▶ AIM OF THE EXERCISE
Return the material exactly, first line through the line containing "import plotly.graph_objects as go", and nothing more. Pictures stay out.

▶ PROVIDED DATA

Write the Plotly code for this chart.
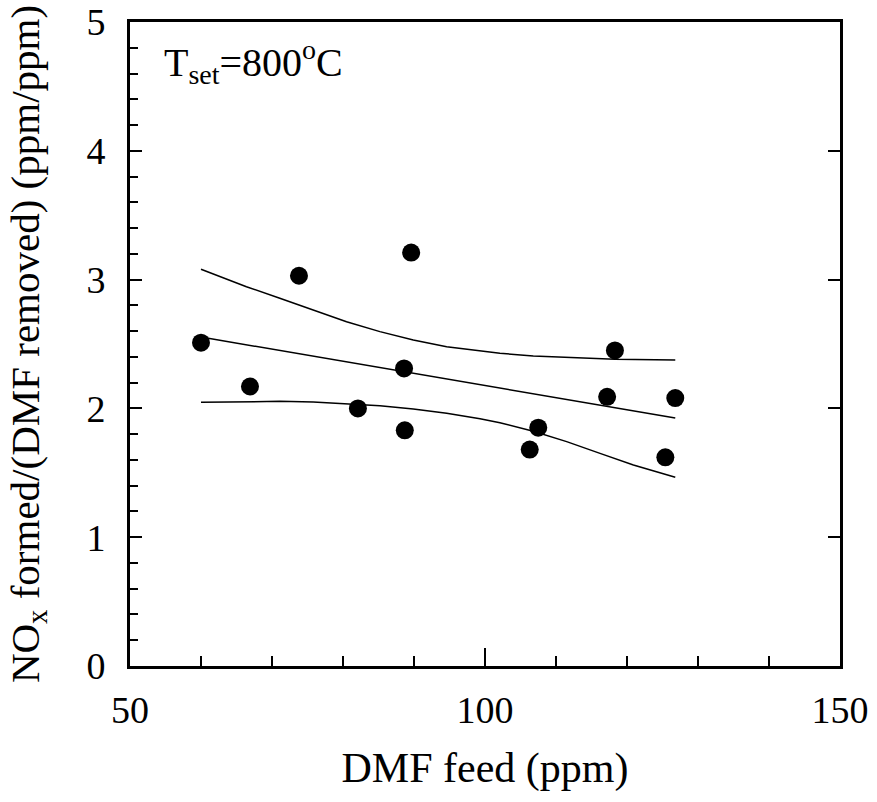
import plotly.graph_objects as go

# Data points (DMF feed ppm, NOx formed / DMF removed)
dmf_feed = [60.0, 66.9, 73.8, 82.1, 88.6, 88.7, 89.6, 106.3, 107.5, 117.2, 118.3, 125.4, 126.8]
nox_ratio = [2.51, 2.17, 3.03, 2.00, 2.31, 1.83, 3.21, 1.68, 1.85, 2.09, 2.45, 1.62, 2.08]

# Linear fit line
fit_x = [60.0, 126.8]
fit_y = [2.554, 1.925]

# Upper band
upper_x = [60.0, 66.4, 71.1, 75.8, 80.5, 85.2, 89.9, 94.6, 99.3, 102.1, 106.8, 111.5, 118.3, 126.8]
upper_y = [3.080, 2.945, 2.855, 2.764, 2.673, 2.596, 2.531, 2.479, 2.446, 2.428, 2.407, 2.394, 2.381, 2.376]

# Lower band
lower_x = [60.0, 66.4, 71.1, 75.8, 82.1, 85.2, 89.9, 94.6, 99.3, 102.1, 106.8, 111.5, 116.2, 120.9, 126.8]
lower_y = [2.047, 2.052, 2.055, 2.050, 2.034, 2.021, 1.995, 1.962, 1.920, 1.889, 1.822, 1.742, 1.651, 1.561, 1.465]

FONT = "Liberation Serif"

fig = go.Figure()
line_style = dict(color="black", width=1.5)
fig.add_trace(go.Scatter(x=upper_x, y=upper_y, mode="lines", line=line_style, showlegend=False))
fig.add_trace(go.Scatter(x=fit_x, y=fit_y, mode="lines", line=line_style, showlegend=False))
fig.add_trace(go.Scatter(x=lower_x, y=lower_y, mode="lines", line=line_style, showlegend=False))
fig.add_trace(go.Scatter(x=dmf_feed, y=nox_ratio, mode="markers",
                         marker=dict(color="black", size=18, symbol="circle"), showlegend=False))
# invisible trace for right axis
fig.add_trace(go.Scatter(x=[50], y=[0], yaxis="y2", mode="markers",
                         marker=dict(opacity=0), showlegend=False, hoverinfo="skip"))

fig.update_layout(
    width=877, height=802,
    margin=dict(l=130, r=37, t=22, b=136),
    paper_bgcolor="white", plot_bgcolor="white",
    font=dict(family=FONT, color="black", size=38),
    xaxis=dict(
        range=[50, 150], tickvals=[50, 100, 150], ticks="inside", ticklen=18, tickwidth=2,
        tickcolor="black", automargin=False,
        minor=dict(dtick=10, tick0=50, ticks="inside", ticklen=10, tickwidth=2, tickcolor="black"),
        showline=True, linecolor="black", linewidth=3, mirror=True,
        showgrid=False, zeroline=False,
        tickfont=dict(size=38, family=FONT, color="black"),
        ticklabelstandoff=8,
        title=dict(text="DMF feed (ppm)", font=dict(size=42, family=FONT, color="black"), standoff=24),
    ),
    yaxis=dict(
        range=[0, 5], tickvals=[0, 1, 2, 3, 4, 5], ticks="inside", ticklen=12, tickwidth=2,
        tickcolor="black", automargin=False,
        minor=dict(dtick=0.2, tick0=0, ticks="inside", ticklen=8, tickwidth=2, tickcolor="black"),
        showline=True, linecolor="black", linewidth=3, mirror=True,
        showgrid=False, zeroline=False,
        tickfont=dict(size=38, family=FONT, color="black"),
        ticklabelstandoff=14,
        title=dict(text="NO<sub>x</sub> formed/(DMF removed) (ppm/ppm)",
                   font=dict(size=41, family=FONT, color="black"), standoff=35),
    ),
    yaxis2=dict(
        range=[0, 5], overlaying="y", side="right", tickvals=[1, 2, 3, 4],
        ticks="inside", ticklen=12, tickwidth=2, tickcolor="black", automargin=False,
        showticklabels=False, showgrid=False, zeroline=False, showline=False,
    ),
    annotations=[dict(
        text="T<sub>set</sub>=800<sup>o</sup>C", x=0.045, y=0.985, xref="paper", yref="paper",
        xanchor="left", yanchor="top", showarrow=False,
        font=dict(size=40, family=FONT, color="black"),
    )],
)

fig.write_html("out.html")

▶ WRITTEN ANSWER
Write the Plotly code for this chart.
import plotly.graph_objects as go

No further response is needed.